• TASK: Restate the lines word for word, from the first line of the records through the line containing "const binWidth = 10;". Leave out the pictures and anything after that line.
- - - -
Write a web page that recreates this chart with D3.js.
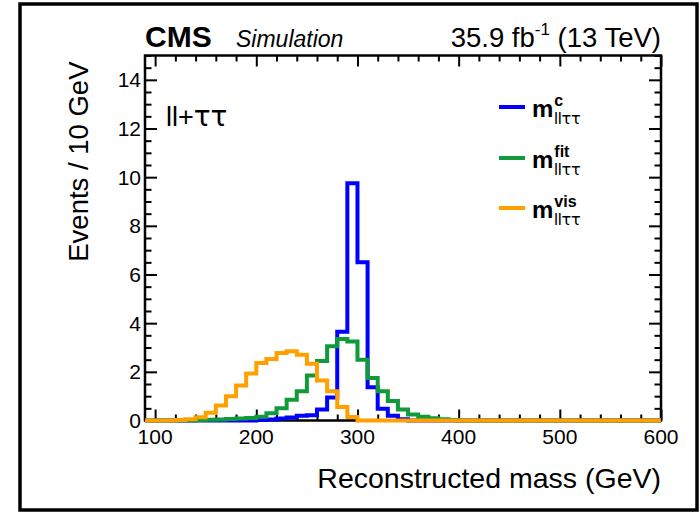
<!DOCTYPE html>
<html>
<head>
<meta charset="utf-8">
<script src="https://cdn.jsdelivr.net/npm/d3@7/dist/d3.min.js"></script>
<style>
  body { margin: 0; background: #fff; }
  text { font-family: "Liberation Sans", Arial, Helvetica, sans-serif; fill: #000; }
</style>
</head>
<body>
<svg id="chart" width="700" height="513"></svg>
<script>
// Lower edges of the 10 GeV bins (GeV)
const binLow = [90, 100, 110, 120, 130, 140, 150, 160, 170, 180,
                190, 200, 210, 220, 230, 240, 250, 260, 270, 280,
                290, 300, 310, 320, 330, 340, 350, 360, 370, 380,
                390, 400, 410, 420, 430, 440, 450, 460, 470, 480,
                490, 500, 510, 520, 530, 540, 550, 560, 570, 580, 590];
const binWidth = 10;

// Events per bin for the three mass reconstructions
const mC = [0, 0, 0, 0, 0, 0, 0, 0, 0, 0,
            0, 0.02, 0.04, 0.08, 0.12, 0.2, 0.22, 0.45, 0.95, 3.65,
            9.75, 6.5, 1.37, 0.48, 0.2, 0.05, 0, 0, 0, 0,
            0, 0, 0, 0, 0, 0, 0, 0, 0, 0,
            0, 0, 0, 0, 0, 0, 0, 0, 0, 0, 0];
const mFit = [0, 0, 0, 0, 0, 0.02, 0.03, 0.04, 0.06, 0.08,
              0.1, 0.15, 0.3, 0.5, 0.85, 1.2, 1.85, 2.45, 3.05, 3.35,
              3.25, 2.5, 1.75, 1.2, 0.8, 0.45, 0.25, 0.15, 0.09, 0.05,
              0.02, 0, 0, 0, 0, 0, 0, 0, 0, 0,
              0, 0, 0, 0, 0, 0, 0, 0, 0, 0, 0];
const mVis = [0, 0, 0, 0.02, 0.05, 0.13, 0.32, 0.62, 1.0, 1.44,
              1.93, 2.36, 2.53, 2.77, 2.85, 2.7, 2.33, 1.64, 1.2, 0.55,
              0.14, 0, 0, 0, 0, 0, 0, 0, 0, 0,
              0, 0, 0, 0, 0, 0, 0, 0, 0, 0,
              0, 0, 0, 0, 0, 0, 0, 0, 0, 0, 0];

const xTicks = [100, 200, 300, 400, 500, 600];
const yTicks = [0, 2, 4, 6, 8, 10, 12, 14];
const xDomain = [90, 600];
const yDomain = [0, 15];

const series = [
  { key: "c",   values: mC,   color: "#0000ff" },
  { key: "fit", values: mFit, color: "#109a3a" },
  { key: "vis", values: mVis, color: "#ffa000" }
];

const svg = d3.select("#chart");
const plot = { left: 145, right: 661, top: 55.5, bottom: 420.5 };

const x = d3.scaleLinear().domain(xDomain).range([plot.left, plot.right]);
const y = d3.scaleLinear().domain(yDomain).range([plot.bottom, plot.top]);

// Outer canvas border
svg.append("rect")
  .attr("x", 20).attr("y", 4).attr("width", 677).attr("height", 506)
  .attr("fill", "none").attr("stroke", "#000").attr("stroke-width", 3.5);

// Axes with major and minor ticks on all four sides
const xMinor = d3.range(100, 601, 20).filter(v => v % 100 !== 0);
const yMinor = d3.range(0, 15.01, 0.5).filter(v => v % 2 !== 0);

function tickGroup(axisFn, scale, pos, majors, minors, majorLen, minorLen) {
  [[majors, majorLen], [minors, minorLen]].forEach(([vals, len]) => {
    const g = svg.append("g")
      .attr("transform", pos)
      .call(axisFn(scale).tickValues(vals).tickSize(len).tickFormat(() => ""));
    g.select(".domain").remove();
    g.selectAll("line").attr("stroke", "#000").attr("stroke-width", 2);
  });
}

// bottom and top (ticks pointing into the frame)
tickGroup(d3.axisTop, x, `translate(0,${plot.bottom})`, xTicks, xMinor, 11, 6);
tickGroup(d3.axisBottom, x, `translate(0,${plot.top})`, xTicks, xMinor, 11, 6);
// left and right
tickGroup(d3.axisRight, y, `translate(${plot.left},0)`, yTicks, yMinor, 12, 6.5);
tickGroup(d3.axisLeft, y, `translate(${plot.right},0)`, yTicks, yMinor, 12, 6.5);

// Tick labels
svg.append("g").selectAll("text").data(xTicks).join("text")
  .attr("x", d => x(d)).attr("y", 444)
  .attr("text-anchor", "middle")
  .attr("font-size", 21)
  .text(d => d);
svg.append("g").selectAll("text").data(yTicks).join("text")
  .attr("x", 141).attr("y", d => y(d))
  .attr("dy", "0.36em")
  .attr("text-anchor", "end")
  .attr("font-size", 21)
  .text(d => d);

// Histograms as step lines
const step = d3.line()
  .x(d => x(d[0]))
  .y(d => y(d[1]))
  .curve(d3.curveStepAfter);

function histPoints(values) {
  const pts = binLow.map((lo, i) => [lo, values[i]]);
  pts.push([binLow[binLow.length - 1] + binWidth, values[values.length - 1]]);
  return pts;
}

// Frame
svg.append("rect")
  .attr("x", plot.left).attr("y", plot.top)
  .attr("width", plot.right - plot.left).attr("height", plot.bottom - plot.top)
  .attr("fill", "none").attr("stroke", "#000").attr("stroke-width", 2.5);

series.forEach(s => {
  svg.append("path")
    .attr("d", step(histPoints(s.values)))
    .attr("fill", "none")
    .attr("stroke", s.color)
    .attr("stroke-width", 4)
    .attr("stroke-linejoin", "miter");
});

// Axis titles
svg.append("text")
  .attr("x", plot.right).attr("y", 488)
  .attr("text-anchor", "end")
  .attr("font-size", 28.5)
  .text("Reconstructed mass (GeV)");

svg.append("text")
  .attr("transform", `translate(88,${plot.top + 6}) rotate(-90)`)
  .attr("text-anchor", "end")
  .attr("font-size", 27.5)
  .text("Events / 10 GeV");

// Header
svg.append("text")
  .attr("x", plot.left).attr("y", 47)
  .attr("font-size", 30).attr("font-weight", "bold")
  .text("CMS");
svg.append("text")
  .attr("x", 236).attr("y", 47)
  .attr("font-size", 23).attr("font-style", "italic")
  .text("Simulation");

const lumi = svg.append("text")
  .attr("x", plot.right).attr("y", 47)
  .attr("text-anchor", "end")
  .attr("font-size", 27.5);
lumi.append("tspan").text("35.9 fb");
lumi.append("tspan").attr("font-size", 17).attr("dy", -12).text("-1");
lumi.append("tspan").attr("dy", 12).text(" (13 TeV)");

// Channel label
const chan = svg.append("text")
  .attr("x", 166).attr("y", 126)
  .attr("font-size", 27);
chan.append("tspan").text("ll+");
chan.append("tspan").attr("font-family", "DejaVu Sans").attr("font-size", 28).text("ττ");

// Legend
const legendRows = [
  { s: series[0], ly: 107 },
  { s: series[1], ly: 158 },
  { s: series[2], ly: 208 }
];
legendRows.forEach(r => {
  svg.append("line")
    .attr("x1", 499).attr("x2", 525)
    .attr("y1", r.ly).attr("y2", r.ly)
    .attr("stroke", r.s.color).attr("stroke-width", 4);
  const base = r.ly + 10;
  const m = svg.append("text")
    .attr("x", 532).attr("y", base)
    .attr("font-size", 24).attr("font-weight", "bold")
    .text("m");
  const mw = m.node().getComputedTextLength();
  svg.append("text")
    .attr("x", 532 + mw + 1).attr("y", base - 11)
    .attr("font-size", 16).attr("font-weight", "bold")
    .text(r.s.key);
  const sub = svg.append("text")
    .attr("x", 532 + mw + 1).attr("y", base + 7)
    .attr("font-size", 16);
  sub.append("tspan").text("ll");
  sub.append("tspan").attr("font-family", "DejaVu Sans").text("ττ");
});
</script>
</body>
</html>
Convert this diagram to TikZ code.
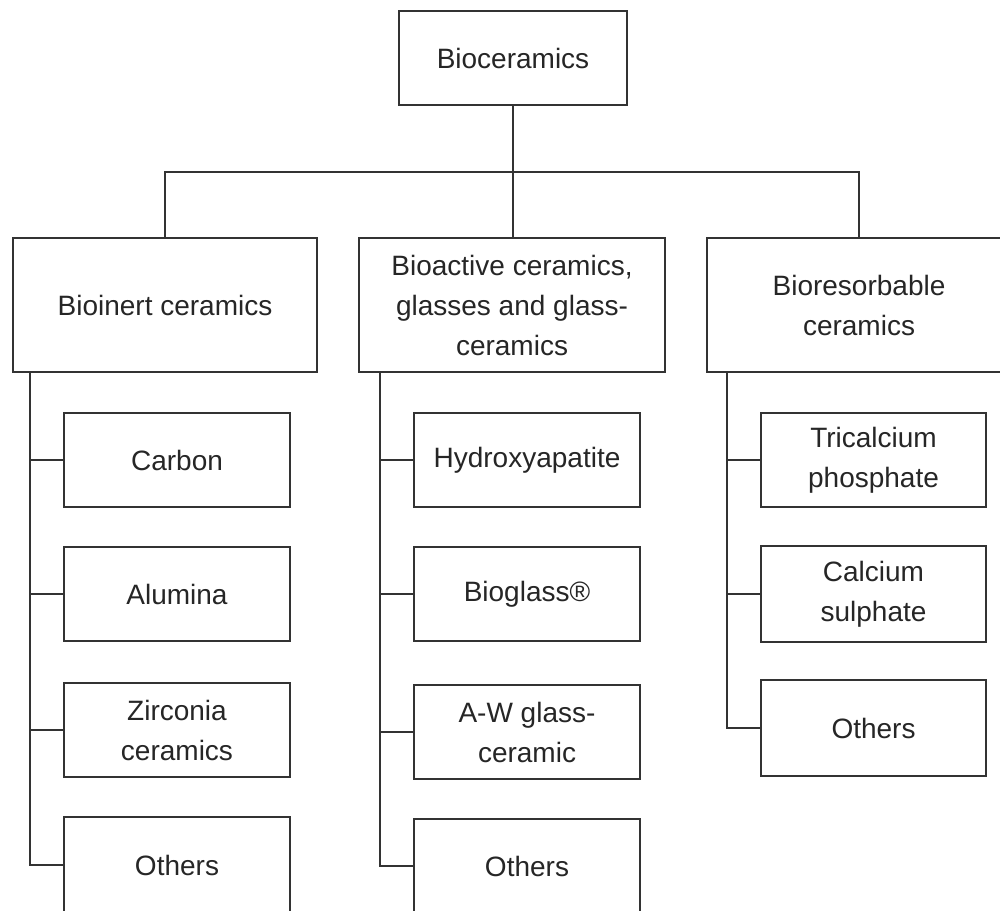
\documentclass[tikz,border=0pt]{standalone}
\usepackage{fontspec}
\setmainfont{Liberation Sans}
\begin{document}
\begin{tikzpicture}[x=1pt,y=-1pt,
  boxnode/.style={draw=black!80, line width=2pt, anchor=north west, inner sep=0pt,
    align=center, text=black!85, font=\fontsize{28}{40}\selectfont},
  link/.style={draw=black!80, line width=2pt}]
\useasboundingbox (0,0) rectangle (1000,910);
\fill[white] (0,0) rectangle (1000,910);
% top
\node[boxnode, minimum width=228pt, minimum height=94pt] (top) at (398,10) {Bioceramics};
% level 1
\node[boxnode, minimum width=304pt, minimum height=134pt] (bi) at (12,237) {Bioinert ceramics};
\node[boxnode, minimum width=306pt, minimum height=134pt] (ba) at (358,237) {Bioactive ceramics,\\glasses and glass-\\ceramics};
\node[boxnode, minimum width=304pt, minimum height=134pt] (br) at (706,237) {Bioresorbable\\ceramics};
% left children
\node[boxnode, minimum width=226pt, minimum height=94pt] (l1) at (63,412) {Carbon};
\node[boxnode, minimum width=226pt, minimum height=94pt] (l2) at (63,546) {Alumina};
\node[boxnode, minimum width=226pt, minimum height=94pt] (l3) at (63,682) {Zirconia\\ceramics};
\node[boxnode, minimum width=226pt, minimum height=96pt] (l4) at (63,816) {Others};
% middle children
\node[boxnode, minimum width=226pt, minimum height=94pt] (m1) at (413,412) {Hydroxyapatite};
\node[boxnode, minimum width=226pt, minimum height=94pt] (m2) at (413,546) {Bioglass\textregistered};
\node[boxnode, minimum width=226pt, minimum height=94pt] (m3) at (413,684) {A-W glass-\\ceramic};
\node[boxnode, minimum width=226pt, minimum height=94pt] (m4) at (413,818) {Others};
% right children
\node[boxnode, minimum width=225pt, minimum height=94pt] (r1) at (760,412) {Tricalcium\\phosphate};
\node[boxnode, minimum width=225pt, minimum height=96pt] (r2) at (760,545) {Calcium\\sulphate};
\node[boxnode, minimum width=225pt, minimum height=96pt] (r3) at (760,679) {Others};
% top connectors
\coordinate (bar) at (512,172);
\draw[link] (top.south) -- (top.south |- ba.north);
\draw[link] (bi.north) |- (bar) -| (br.north);
% trunks
\coordinate (tL) at (30,371);
\coordinate (tM) at (380,371);
\coordinate (tR) at (727,371);
\draw[link] (tL) |- (l4.west);
\foreach \c in {l1,l2,l3} \draw[link] (\c.west) -- (\c.west -| tL);
\draw[link] (tM) |- (m4.west);
\foreach \c in {m1,m2,m3} \draw[link] (\c.west) -- (\c.west -| tM);
\draw[link] (tR) |- (r3.west);
\foreach \c in {r1,r2} \draw[link] (\c.west) -- (\c.west -| tR);
\end{tikzpicture}
\end{document}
- - - -
• CORRECT ANSWER:
Write a web page that recreates this chart with D3.js.
<!DOCTYPE html>
<html>
<head>
<meta charset="utf-8">
<script src="https://cdn.jsdelivr.net/npm/d3@7/dist/d3.min.js"></script>
<style>
  body { margin: 0; background: #fff; }
  text { font-family: "Liberation Sans", Arial, Helvetica, sans-serif; fill: #000; }
</style>
</head>
<body>
<svg id="chart" width="700" height="513"></svg>
<script>
// Lower edges of the 10 GeV bins (GeV)
const binLow = [90, 100, 110, 120, 130, 140, 150, 160, 170, 180,
                190, 200, 210, 220, 230, 240, 250, 260, 270, 280,
                290, 300, 310, 320, 330, 340, 350, 360, 370, 380,
                390, 400, 410, 420, 430, 440, 450, 460, 470, 480,
                490, 500, 510, 520, 530, 540, 550, 560, 570, 580, 590];
const binWidth = 10;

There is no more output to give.